Okay, I admit it. Before today, I’d never heard of “Movember,” but apparently it’s a really big deal. In 1999, a bunch of Australian blokes came up with the idea of growing mustaches in November to raise money for prostate cancer research and treatment.
The movement gained momentum, and by 2004, the Movember Foundation was established. Today, “Movember” is the largest fundraiser in the world for male health ($1.1 billion (AUS) in 20 years, according to its CEO)—except that it’s an almost entirely female-run institution, and these women’s idea of “male health” seemingly has less to do with treating cancer than with treating toxic masculinity.
My information comes from Bettina Arndt’s substack, and she’s got receipts to back up her claims. It’s a well-researched essay, long without being boring, so I urge you to read the whole thing, but here’s the CliffsNotes version.

Image created using AI.
Movember’s current CEO is Michelle Terry. In a sign of the organization’s direction, under Terry, Movember has partnered with the UN. Well, more than that, it’s partnered with UN Women, which is a weird partnership for a group dedicated to men’s health.
As part of that alliance, Terry promised that Movember would focus on “healthymasculinities,” and that the organization would mentor...women. There would, she said, be “gender parity” in leadership. Her idea of “gender parity” is a 70% women-led organization.
What’s really stunning is the change in spending as the organization dedicated to men’s health has become feminized. Arndt has a graph showing that Movember’s spending on “prostate and testicular cancer research” has plummeted, with the largest funding growth going to “mental health and suicide prevention.”
Superficially, this might be okay. Maybe there’s more than enough money being spent on prostate and testicular cancer, and men in the West are certainly struggling.
After all, when you’re denigrated as toxic, driven out of institutions, shunned by women, demonized by family courts, and increasingly finding solace in drugs and porn videos, with many eventually committing suicide (75% of suicides in Australia are men), there’s a problem. An organization that’s concerned about men’s health might want to work on reinstating men as equal members of society, while telling them that their innate manly traits, when channeled in healthy, moral ways, are virtues, not vices.

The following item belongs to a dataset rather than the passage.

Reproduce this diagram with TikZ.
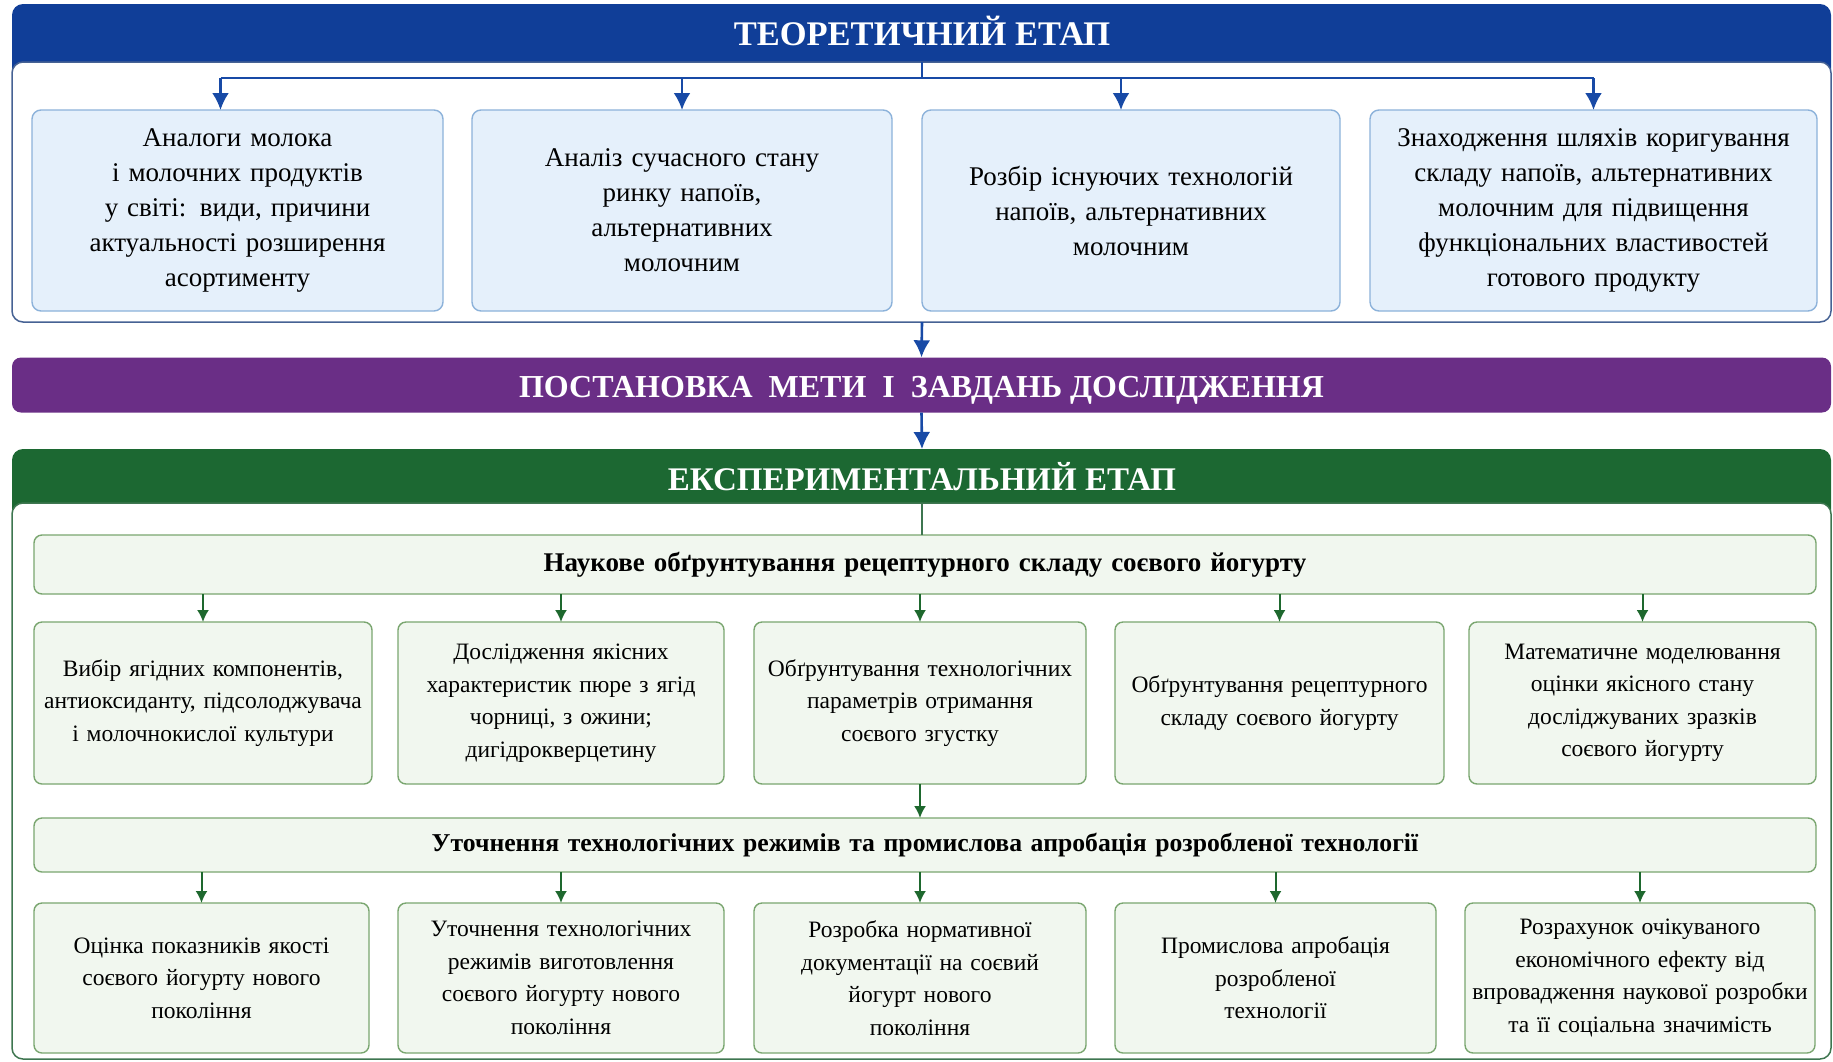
\documentclass[tikz,border=0pt]{standalone}
\usepackage{fontspec}
\setmainfont{Liberation Serif}
\usepackage{tikz}
\usetikzlibrary{arrows.meta,positioning}
\definecolor{blueband}{RGB}{16,62,152}
\definecolor{purpleband}{RGB}{106,46,134}
\definecolor{greenband}{RGB}{28,104,50}
\definecolor{tfill}{RGB}{229,240,251}
\definecolor{tborder}{RGB}{140,178,218}
\definecolor{tframe}{RGB}{70,98,148}
\definecolor{gfill}{RGB}{241,247,239}
\definecolor{gborder}{RGB}{122,166,112}
\definecolor{gframe}{RGB}{62,118,80}
\definecolor{barrowc}{RGB}{24,74,166}
\definecolor{garrowc}{RGB}{30,104,46}
\tikzstyle{band} = [rectangle, rounded corners=9pt, text=white, minimum width=1819pt, minimum height=55pt, font=\fontsize{32}{38}\selectfont\bfseries]
\tikzstyle{headtxt} = [text=white, font=\fontsize{32}{38}\selectfont\bfseries]
\tikzstyle{tpanel} = [fill=white, draw=tframe, line width=1.5pt, rounded corners=11pt]
\tikzstyle{gpanel} = [fill=white, draw=gframe, line width=1.5pt, rounded corners=11pt]
\tikzstyle{tbox} = [rectangle, rounded corners=9pt, draw=tborder, fill=tfill, line width=1.4pt, inner sep=0pt, outer sep=0pt, align=center, minimum height=201pt, font=\fontsize{27}{35}\selectfont]
\tikzstyle{gbox} = [rectangle, rounded corners=8pt, draw=gborder, fill=gfill, line width=1.4pt, inner sep=0pt, outer sep=0pt, align=center, font=\fontsize{23.5}{32.5}\selectfont]
\tikzstyle{wide} = [gbox, text width=1782pt]
\tikzstyle{bline} = [draw=barrowc, line width=2.6pt]
\tikzstyle{gline} = [draw=gframe, line width=1.2pt]
\tikzstyle{barrow} = [draw=barrowc, line width=2.6pt, -{Latex[length=17pt,width=17pt]}]
\tikzstyle{garrow} = [draw=garrowc, line width=2pt, -{Latex[length=12pt,width=12pt]}]

\begin{document}
\begin{tikzpicture}[x=1pt,y=-1pt,auto]
    \useasboundingbox (0,0) rectangle (1833,1061);

    % theoretical stage
    \fill[blueband, rounded corners=11pt] (12,4) rectangle (1831,322);
    \draw[tpanel] (12,62) rectangle (1831,322);
    \node [headtxt, font=\fontsize{34.5}{40}\selectfont\bfseries] (theohead) at (922,31) {ТЕОРЕТИЧНИЙ ЕТАП};
    \coordinate (theotop) at (922,62);
    \coordinate (split) at (922,78);
    \coordinate (theobot) at (922,322);

    \node [tbox, text width=411pt] (analog) at (237.5,210.5) {Аналоги молока\\ і молочних продуктів\\ у світі: види, причини\\ актуальності розширення\\ асортименту};
    \node [tbox, text width=420pt, right=29pt of analog] (market) {Аналіз сучасного стану\\ ринку напоїв,\\ альтернативних\\ молочним};
    \node [tbox, text width=418pt, right=30pt of market] (techs) {Розбір існуючих технологій\\ напоїв, альтернативних\\ молочним};
    \node [tbox, text width=447pt, right=30pt of techs] (ways) {Знаходження шляхів коригування\\ складу напоїв, альтернативних\\ молочним для підвищення\\ функціональних властивостей\\ готового продукту};

    \draw[bline](theotop) -- (split);
    \draw[bline]([xshift=-17pt]analog.north |- split) -- (ways.north |- split);
    \draw[barrow]([xshift=-17pt]analog.north |- split) -- ([xshift=-17pt]analog.north);
    \draw[barrow](market.north |- split) -- (market.north);
    \draw[barrow]([xshift=-10pt]techs.north |- split) -- ([xshift=-10pt]techs.north);
    \draw[barrow](ways.north |- split) -- (ways.north);

    % goal
    \node [band, fill=purpleband, text depth=0pt, text height=24pt] (goal) at (921.5,385) {ПОСТАНОВКА\ \ МЕТИ\ \ І\ \ ЗАВДАНЬ ДОСЛІДЖЕННЯ};

    % experimental stage
    \fill[greenband, rounded corners=11pt] (12,449) rectangle (1831,1059);
    \draw[gpanel] (12,503) rectangle (1831,1059);
    \node [headtxt, font=\fontsize{33}{38}\selectfont\bfseries] (exphead) at (922,477) {ЕКСПЕРИМЕНТАЛЬНИЙ ЕТАП};
    \coordinate (expstart) at (922,449);
    \coordinate (exptop) at (922,503);

    \draw[barrow](theobot) -- (goal.north);
    \draw[barrow](goal.south) -- (expstart);

    \node [wide, minimum height=59pt, font=\fontsize{27}{30}\selectfont\bfseries] (recipe) at (925,564.5) {Наукове обґрунтування рецептурного складу соєвого йогурту};
    \draw[gline](exptop) -- (exptop |- recipe.north);

    \node [gbox, text width=338pt, minimum height=162pt] (select) at (203,703) {Вибір ягідних компонентів,\\ антиоксиданту, підсолоджувача\\ і молочнокислої культури};
    \node [gbox, text width=326pt, minimum height=162pt, right=26pt of select] (puree) {Дослідження якісних\\ характеристик пюре з ягід\\ чорниці, з ожини;\\ дигідрокверцетину};
    \node [gbox, text width=332pt, minimum height=162pt, right=30pt of puree] (params) {Обґрунтування технологічних\\ параметрів отримання\\ соєвого згустку};
    \node [gbox, text width=329pt, minimum height=162pt, right=29pt of params] (compos) {Обґрунтування рецептурного\\ складу соєвого йогурту};
    \node [gbox, text width=347pt, minimum height=162pt, right=25pt of compos] (model) {Математичне моделювання\\ оцінки якісного стану\\ досліджуваних зразків\\ соєвого йогурту};

    \draw[garrow](select.north |- recipe.south) -- (select.north);
    \draw[garrow](puree.north |- recipe.south) -- (puree.north);
    \draw[garrow](params.north |- recipe.south) -- (params.north);
    \draw[garrow](compos.north |- recipe.south) -- (compos.north);
    \draw[garrow](model.north |- recipe.south) -- (model.north);

    \node [wide, minimum height=54pt, font=\fontsize{25.7}{30}\selectfont\bfseries] (refine) at (925,845) {Уточнення технологічних режимів та промислова апробація розробленої технології};
    \draw[garrow](params.south) -- (params.south |- refine.north);

    \node [gbox, text width=335pt, minimum height=150pt] (quality) at (201.5,978) {Оцінка показників якості\\ соєвого йогурту нового\\ покоління};
    \node [gbox, text width=326pt, minimum height=150pt, right=29pt of quality] (modes) {Уточнення технологічних\\ режимів виготовлення\\ соєвого йогурту нового\\ покоління};
    \node [gbox, text width=332pt, minimum height=150pt, right=30pt of modes] (docs) {Розробка нормативної\\ документації на соєвий\\ йогурт нового\\ покоління};
    \node [gbox, text width=321pt, minimum height=150pt, right=29pt of docs] (approb) {Промислова апробація\\ розробленої\\ технології};
    \node [gbox, text width=350pt, minimum height=150pt, right=29pt of approb] (effect) {Розрахунок очікуваного\\ економічного ефекту від\\ впровадження наукової розробки\\ та її соціальна значимість};

    \draw[garrow](quality.north |- refine.south) -- (quality.north);
    \draw[garrow](modes.north |- refine.south) -- (modes.north);
    \draw[garrow](docs.north |- refine.south) -- (docs.north);
    \draw[garrow](approb.north |- refine.south) -- (approb.north);
    \draw[garrow](effect.north |- refine.south) -- (effect.north);
\end{tikzpicture}
\end{document}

However, that’s not what Movember is doing. It began by sending huge sums of money to an Australian suicide prevention program...which spends 60% of its resources helping women, who account for only 25% of suicides.
At that moment, says Arndt, Movember might have rethought its approach and tried to understand why men are so suicidal. It might have directed its funds to programs that are identifying men’s real risk factors and coming up with ways to help them. But, no, that’s not how feminists operate:
Even though it might make sense to have men supported by other men, Movember takes a different tack. Given that the suicide prevention sector is female dominated – with over 70% of mental health nurses, psychologists and other support people being women - the focus of much of Movember’s suicide prevention work is training these women to talk to men. Stop men slipping through the cracks, says their promotion, claiming they provide the latest strategies to teach these women to talk to vulnerable men.
This means they blame men for being unwilling to reach out to a friend for “fear of being judged or appearing vulnerable or weak.” Here’s where Movember’s healthy masculinities ideology seeps in and the program becomes one more way of fixing men rather than helping them. They push the standard feminist narrative, claiming men are defective and if they are suffering it must be their own fault.
Yup, while Henry Higgins once sang, “Why can’t a woman be more like a man,” an obviously satirical song, Movember’s management is insisting that if men could just be more like women, all their problems would be solved.
This is nonsense. Men and women belong to the same species, but they are not identical; they are, instead, complementary, ideally fitting together like perfect puzzle pieces. A healthy society recognizes these differences and raises little boys and girls to have a high-functioning symbiotic relationship. An unhealthy society demonizes boys and men, drives them to suicide, and then complains that they’re not women.
In 1989, John O’Sullivan coined his first law: “All organizations that are not actually right-wing will over time become left-wing.” One could add that all organizations that are intended to benefit men but that allow women in will eventually turn on the men to benefit the women.